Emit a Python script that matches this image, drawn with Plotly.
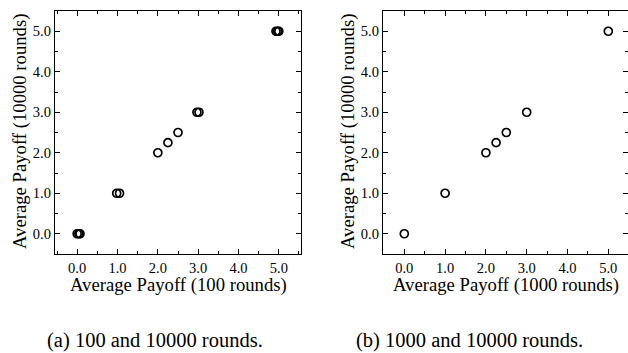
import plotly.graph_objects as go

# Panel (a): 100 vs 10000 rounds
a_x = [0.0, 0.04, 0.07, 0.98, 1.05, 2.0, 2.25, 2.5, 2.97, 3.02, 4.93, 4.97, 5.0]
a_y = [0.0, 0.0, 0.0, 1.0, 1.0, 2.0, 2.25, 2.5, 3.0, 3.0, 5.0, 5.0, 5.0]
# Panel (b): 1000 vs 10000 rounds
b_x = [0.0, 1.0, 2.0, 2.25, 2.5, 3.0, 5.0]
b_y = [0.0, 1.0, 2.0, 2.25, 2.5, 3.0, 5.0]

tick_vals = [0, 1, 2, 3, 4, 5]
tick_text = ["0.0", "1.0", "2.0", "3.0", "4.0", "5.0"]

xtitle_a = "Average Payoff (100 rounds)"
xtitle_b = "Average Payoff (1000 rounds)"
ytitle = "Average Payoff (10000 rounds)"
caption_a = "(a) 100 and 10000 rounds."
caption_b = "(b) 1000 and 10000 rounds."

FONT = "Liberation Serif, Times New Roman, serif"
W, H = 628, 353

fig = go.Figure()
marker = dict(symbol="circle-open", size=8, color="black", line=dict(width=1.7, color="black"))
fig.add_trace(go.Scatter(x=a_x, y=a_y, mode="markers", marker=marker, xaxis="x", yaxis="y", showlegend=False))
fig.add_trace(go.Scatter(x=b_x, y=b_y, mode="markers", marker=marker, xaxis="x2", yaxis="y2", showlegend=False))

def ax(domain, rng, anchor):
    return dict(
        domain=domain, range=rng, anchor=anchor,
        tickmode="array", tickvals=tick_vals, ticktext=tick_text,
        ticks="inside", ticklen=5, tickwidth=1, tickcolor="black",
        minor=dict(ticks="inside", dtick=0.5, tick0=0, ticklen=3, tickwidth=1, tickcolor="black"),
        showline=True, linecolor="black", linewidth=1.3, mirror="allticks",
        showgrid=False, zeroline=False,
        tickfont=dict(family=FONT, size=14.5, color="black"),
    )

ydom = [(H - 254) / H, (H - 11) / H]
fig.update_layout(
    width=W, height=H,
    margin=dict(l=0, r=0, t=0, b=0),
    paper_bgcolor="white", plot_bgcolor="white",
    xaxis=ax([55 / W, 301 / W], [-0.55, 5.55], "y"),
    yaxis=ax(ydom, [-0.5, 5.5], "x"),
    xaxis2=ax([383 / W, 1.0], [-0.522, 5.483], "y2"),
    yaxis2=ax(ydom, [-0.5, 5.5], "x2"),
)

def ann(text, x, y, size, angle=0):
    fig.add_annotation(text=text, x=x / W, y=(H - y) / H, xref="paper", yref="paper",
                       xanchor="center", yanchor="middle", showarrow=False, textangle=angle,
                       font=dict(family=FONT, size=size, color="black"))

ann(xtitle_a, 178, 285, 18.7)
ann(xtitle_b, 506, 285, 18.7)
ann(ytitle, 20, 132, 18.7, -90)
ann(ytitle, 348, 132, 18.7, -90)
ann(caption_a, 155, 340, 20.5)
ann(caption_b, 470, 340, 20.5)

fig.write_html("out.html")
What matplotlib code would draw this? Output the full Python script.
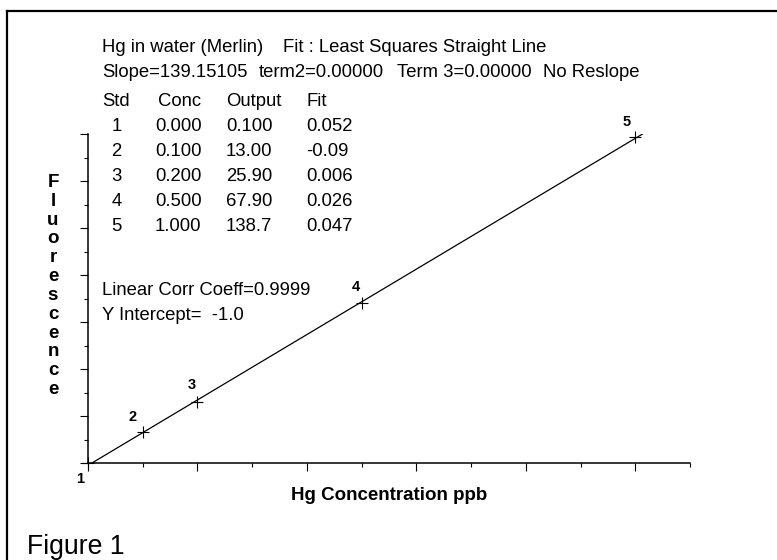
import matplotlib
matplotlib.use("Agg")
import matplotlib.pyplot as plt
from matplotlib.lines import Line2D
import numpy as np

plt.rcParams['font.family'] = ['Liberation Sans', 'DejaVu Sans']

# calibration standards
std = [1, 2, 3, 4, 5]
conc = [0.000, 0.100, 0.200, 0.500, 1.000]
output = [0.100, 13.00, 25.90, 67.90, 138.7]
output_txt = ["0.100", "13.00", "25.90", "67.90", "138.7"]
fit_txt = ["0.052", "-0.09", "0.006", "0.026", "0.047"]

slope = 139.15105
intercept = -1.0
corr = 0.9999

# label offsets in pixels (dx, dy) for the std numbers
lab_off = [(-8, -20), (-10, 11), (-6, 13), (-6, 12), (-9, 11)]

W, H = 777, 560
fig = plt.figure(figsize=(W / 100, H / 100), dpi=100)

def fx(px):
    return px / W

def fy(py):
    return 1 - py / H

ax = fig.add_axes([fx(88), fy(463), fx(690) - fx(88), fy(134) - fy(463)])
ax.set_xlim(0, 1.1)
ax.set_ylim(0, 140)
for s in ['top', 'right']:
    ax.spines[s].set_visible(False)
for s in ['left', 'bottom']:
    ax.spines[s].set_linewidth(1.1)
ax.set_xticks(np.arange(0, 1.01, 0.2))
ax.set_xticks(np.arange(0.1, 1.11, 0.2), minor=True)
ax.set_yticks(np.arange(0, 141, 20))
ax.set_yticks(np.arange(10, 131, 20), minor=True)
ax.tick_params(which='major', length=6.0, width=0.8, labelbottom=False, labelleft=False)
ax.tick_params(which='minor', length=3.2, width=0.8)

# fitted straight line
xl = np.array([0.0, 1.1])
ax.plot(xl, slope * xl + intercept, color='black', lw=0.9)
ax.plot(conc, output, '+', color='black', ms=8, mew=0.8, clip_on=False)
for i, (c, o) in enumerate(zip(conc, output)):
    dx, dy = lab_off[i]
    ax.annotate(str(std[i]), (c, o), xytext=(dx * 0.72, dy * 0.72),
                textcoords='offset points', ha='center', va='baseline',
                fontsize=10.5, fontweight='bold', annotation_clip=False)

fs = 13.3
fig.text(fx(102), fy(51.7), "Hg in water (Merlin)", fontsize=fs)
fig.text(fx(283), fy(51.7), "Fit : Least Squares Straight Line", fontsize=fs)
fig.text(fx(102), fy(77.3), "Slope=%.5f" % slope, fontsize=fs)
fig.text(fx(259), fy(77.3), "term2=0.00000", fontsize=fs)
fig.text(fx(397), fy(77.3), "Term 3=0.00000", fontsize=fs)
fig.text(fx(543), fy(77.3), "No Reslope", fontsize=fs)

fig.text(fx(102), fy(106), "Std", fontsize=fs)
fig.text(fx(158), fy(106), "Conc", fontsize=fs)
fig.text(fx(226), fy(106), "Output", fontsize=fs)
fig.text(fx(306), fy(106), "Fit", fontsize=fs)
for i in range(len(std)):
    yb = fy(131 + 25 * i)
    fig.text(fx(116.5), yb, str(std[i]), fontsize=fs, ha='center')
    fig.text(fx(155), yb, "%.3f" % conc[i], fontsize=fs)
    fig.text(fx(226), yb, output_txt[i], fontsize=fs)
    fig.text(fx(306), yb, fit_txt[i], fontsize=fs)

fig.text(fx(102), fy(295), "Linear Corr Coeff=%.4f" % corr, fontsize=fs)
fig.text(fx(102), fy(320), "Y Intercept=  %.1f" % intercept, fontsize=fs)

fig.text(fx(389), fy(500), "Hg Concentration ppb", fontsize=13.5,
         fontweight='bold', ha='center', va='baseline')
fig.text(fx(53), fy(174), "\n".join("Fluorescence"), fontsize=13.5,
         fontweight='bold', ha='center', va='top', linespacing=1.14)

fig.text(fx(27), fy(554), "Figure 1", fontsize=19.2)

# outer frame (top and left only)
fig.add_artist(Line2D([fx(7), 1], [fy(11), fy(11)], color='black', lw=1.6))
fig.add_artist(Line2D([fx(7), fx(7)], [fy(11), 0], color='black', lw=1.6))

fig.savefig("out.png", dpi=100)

+ + + +

*WHAT IS ASKED:*
Count each line with "Python" in it and report that figure by itself.

*RESPONSE FOR THIS EXERCISE:*
2